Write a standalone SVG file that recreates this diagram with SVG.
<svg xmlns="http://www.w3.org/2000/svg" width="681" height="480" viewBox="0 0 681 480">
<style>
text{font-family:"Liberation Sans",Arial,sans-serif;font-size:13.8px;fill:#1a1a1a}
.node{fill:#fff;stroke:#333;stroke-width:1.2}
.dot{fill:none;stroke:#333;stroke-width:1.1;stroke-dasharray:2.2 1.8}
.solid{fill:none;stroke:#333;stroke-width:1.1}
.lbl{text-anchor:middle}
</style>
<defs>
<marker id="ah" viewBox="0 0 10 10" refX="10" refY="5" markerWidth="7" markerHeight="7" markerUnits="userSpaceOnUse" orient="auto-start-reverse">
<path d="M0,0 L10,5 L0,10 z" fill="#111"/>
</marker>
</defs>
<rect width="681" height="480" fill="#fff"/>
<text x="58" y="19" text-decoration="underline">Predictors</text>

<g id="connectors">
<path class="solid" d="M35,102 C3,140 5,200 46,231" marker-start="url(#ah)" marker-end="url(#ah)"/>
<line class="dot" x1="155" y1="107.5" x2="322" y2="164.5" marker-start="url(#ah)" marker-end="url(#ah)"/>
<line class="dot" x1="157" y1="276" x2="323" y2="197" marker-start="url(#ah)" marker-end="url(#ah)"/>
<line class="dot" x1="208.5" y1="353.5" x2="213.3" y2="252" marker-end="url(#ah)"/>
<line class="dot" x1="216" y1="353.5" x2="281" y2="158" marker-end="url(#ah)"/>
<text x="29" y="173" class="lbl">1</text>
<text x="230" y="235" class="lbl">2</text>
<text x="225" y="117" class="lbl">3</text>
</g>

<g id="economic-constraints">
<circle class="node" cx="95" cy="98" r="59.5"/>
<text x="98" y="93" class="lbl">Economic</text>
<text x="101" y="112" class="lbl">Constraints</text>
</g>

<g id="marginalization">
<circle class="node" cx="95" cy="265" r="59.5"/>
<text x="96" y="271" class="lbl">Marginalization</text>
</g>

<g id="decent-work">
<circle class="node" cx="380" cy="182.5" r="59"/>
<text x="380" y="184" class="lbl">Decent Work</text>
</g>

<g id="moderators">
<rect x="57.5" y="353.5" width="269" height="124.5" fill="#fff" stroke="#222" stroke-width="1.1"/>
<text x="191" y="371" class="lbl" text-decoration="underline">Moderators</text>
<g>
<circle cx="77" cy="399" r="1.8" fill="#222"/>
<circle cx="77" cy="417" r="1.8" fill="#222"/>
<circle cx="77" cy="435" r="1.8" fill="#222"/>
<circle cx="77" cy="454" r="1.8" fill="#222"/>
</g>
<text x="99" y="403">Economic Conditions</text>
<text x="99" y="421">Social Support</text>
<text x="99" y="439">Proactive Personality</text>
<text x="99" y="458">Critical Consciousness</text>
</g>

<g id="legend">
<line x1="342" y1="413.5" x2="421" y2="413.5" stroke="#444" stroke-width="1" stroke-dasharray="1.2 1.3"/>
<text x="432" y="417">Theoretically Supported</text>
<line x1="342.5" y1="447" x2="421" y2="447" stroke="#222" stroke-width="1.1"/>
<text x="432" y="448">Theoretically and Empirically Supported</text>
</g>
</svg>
* * *
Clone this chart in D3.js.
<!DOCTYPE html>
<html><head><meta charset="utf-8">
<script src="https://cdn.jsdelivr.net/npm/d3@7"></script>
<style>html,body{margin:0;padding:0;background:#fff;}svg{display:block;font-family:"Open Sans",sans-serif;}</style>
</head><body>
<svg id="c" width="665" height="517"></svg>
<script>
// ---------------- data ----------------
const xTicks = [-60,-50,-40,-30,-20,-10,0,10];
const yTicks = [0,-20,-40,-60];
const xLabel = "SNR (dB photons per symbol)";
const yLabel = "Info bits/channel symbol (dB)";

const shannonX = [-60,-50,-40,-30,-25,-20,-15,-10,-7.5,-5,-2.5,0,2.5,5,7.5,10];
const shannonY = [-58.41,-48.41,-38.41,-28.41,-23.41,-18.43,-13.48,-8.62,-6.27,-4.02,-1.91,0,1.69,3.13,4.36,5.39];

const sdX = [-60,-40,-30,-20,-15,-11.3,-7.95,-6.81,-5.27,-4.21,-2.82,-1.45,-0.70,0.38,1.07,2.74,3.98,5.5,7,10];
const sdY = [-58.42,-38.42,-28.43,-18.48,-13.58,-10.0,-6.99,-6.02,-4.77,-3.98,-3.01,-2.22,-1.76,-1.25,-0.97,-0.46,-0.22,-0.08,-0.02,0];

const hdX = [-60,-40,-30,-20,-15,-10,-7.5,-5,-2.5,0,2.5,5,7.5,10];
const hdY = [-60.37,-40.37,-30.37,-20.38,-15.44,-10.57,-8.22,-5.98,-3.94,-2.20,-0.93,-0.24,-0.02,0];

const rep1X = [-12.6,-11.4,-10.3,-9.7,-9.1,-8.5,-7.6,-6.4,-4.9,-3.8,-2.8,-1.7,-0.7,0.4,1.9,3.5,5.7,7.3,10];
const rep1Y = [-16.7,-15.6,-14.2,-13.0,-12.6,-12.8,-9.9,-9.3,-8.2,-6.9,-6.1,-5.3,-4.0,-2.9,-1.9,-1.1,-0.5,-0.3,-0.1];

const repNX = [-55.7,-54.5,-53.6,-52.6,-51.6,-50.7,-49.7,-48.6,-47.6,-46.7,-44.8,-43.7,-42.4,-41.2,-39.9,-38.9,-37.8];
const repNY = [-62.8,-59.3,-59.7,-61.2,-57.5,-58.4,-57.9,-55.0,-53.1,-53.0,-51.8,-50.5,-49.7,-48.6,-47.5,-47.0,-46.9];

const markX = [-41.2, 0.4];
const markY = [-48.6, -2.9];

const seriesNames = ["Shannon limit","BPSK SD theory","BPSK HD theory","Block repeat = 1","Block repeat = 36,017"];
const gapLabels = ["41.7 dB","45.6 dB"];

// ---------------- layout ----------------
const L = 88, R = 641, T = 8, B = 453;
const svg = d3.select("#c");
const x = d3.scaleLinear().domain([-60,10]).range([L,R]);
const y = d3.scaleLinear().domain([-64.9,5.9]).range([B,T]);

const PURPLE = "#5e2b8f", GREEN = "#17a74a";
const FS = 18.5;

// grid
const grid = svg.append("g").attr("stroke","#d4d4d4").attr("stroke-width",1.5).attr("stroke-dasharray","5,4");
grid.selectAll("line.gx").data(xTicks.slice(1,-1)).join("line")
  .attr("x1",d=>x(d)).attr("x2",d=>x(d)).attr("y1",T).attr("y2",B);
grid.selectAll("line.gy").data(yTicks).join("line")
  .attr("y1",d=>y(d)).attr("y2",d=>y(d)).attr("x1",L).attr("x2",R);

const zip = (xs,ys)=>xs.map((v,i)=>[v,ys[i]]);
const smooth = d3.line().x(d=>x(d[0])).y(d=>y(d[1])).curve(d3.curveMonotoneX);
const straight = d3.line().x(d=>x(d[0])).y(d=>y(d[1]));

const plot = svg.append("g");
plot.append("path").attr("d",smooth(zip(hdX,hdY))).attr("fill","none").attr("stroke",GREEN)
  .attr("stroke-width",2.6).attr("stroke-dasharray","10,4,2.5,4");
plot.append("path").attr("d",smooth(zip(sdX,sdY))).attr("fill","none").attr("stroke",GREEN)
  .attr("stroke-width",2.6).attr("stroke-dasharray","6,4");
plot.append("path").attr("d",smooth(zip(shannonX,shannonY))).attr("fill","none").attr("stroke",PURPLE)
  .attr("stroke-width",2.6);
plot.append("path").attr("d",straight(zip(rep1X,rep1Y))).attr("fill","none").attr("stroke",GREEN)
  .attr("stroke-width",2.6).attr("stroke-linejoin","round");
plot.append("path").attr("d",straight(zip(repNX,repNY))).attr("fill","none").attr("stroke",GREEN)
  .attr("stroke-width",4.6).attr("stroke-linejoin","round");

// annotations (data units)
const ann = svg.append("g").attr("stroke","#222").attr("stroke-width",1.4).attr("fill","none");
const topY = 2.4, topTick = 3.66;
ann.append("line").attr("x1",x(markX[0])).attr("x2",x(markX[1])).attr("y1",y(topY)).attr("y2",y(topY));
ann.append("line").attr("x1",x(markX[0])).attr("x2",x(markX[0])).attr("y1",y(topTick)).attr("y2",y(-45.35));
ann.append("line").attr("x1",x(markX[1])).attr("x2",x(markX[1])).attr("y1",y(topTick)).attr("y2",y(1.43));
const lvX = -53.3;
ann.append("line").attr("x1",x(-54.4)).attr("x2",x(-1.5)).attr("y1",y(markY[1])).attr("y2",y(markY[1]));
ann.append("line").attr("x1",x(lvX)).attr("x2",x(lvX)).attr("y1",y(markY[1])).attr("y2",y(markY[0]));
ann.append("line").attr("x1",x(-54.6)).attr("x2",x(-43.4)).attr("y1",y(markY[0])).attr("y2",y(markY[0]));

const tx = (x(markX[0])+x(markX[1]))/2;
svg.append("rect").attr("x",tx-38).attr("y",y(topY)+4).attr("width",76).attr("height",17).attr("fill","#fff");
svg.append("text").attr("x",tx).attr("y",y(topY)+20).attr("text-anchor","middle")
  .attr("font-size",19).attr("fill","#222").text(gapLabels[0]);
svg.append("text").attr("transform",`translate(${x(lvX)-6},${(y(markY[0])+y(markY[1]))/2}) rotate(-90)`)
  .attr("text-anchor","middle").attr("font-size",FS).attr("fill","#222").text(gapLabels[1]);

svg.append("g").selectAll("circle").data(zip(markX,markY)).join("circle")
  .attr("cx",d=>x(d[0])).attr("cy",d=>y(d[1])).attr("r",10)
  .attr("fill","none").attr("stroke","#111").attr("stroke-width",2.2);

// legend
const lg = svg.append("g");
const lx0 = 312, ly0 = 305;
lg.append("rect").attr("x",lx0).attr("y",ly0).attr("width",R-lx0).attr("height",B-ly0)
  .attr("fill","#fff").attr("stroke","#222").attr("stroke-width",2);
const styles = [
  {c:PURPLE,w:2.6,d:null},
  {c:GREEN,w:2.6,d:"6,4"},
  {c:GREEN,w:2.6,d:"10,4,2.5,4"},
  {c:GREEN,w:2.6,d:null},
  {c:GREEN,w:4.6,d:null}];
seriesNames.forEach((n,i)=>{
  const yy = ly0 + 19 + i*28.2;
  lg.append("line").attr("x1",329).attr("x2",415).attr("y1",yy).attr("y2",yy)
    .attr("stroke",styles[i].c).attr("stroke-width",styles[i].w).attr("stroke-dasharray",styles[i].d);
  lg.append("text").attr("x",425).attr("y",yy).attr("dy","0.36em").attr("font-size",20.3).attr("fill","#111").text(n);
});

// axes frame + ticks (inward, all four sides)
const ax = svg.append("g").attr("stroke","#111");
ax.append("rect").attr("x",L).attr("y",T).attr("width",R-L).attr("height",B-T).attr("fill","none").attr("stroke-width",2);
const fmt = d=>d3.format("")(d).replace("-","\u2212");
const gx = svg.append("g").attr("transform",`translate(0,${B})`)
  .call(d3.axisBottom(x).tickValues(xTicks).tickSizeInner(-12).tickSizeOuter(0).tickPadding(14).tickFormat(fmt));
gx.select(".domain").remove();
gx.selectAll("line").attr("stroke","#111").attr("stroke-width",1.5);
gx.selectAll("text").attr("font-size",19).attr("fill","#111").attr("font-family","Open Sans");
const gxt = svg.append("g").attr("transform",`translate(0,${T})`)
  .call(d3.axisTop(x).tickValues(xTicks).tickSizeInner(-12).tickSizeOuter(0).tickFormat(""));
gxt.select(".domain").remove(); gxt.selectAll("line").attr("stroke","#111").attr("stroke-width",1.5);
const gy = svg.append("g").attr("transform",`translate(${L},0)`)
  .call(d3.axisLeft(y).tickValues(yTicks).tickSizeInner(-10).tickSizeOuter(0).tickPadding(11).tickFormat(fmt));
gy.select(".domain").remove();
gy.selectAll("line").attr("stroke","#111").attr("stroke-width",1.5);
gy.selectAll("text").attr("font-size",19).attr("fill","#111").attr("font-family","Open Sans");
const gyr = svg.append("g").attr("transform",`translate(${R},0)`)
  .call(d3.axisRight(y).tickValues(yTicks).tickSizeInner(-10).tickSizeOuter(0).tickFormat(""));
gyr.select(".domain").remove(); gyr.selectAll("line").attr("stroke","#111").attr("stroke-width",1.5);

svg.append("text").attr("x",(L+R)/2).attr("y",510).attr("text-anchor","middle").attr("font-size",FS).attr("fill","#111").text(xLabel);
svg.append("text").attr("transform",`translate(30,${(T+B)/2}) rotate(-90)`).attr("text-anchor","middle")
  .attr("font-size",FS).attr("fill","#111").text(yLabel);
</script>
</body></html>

▶ [EXERCISE AIM] Select, from the listing, all lines that include the word "this".

▶ [SOLVED EXERCISE]
Write a standalone SVG file that recreates this diagram with SVG.
Clone this chart in D3.js.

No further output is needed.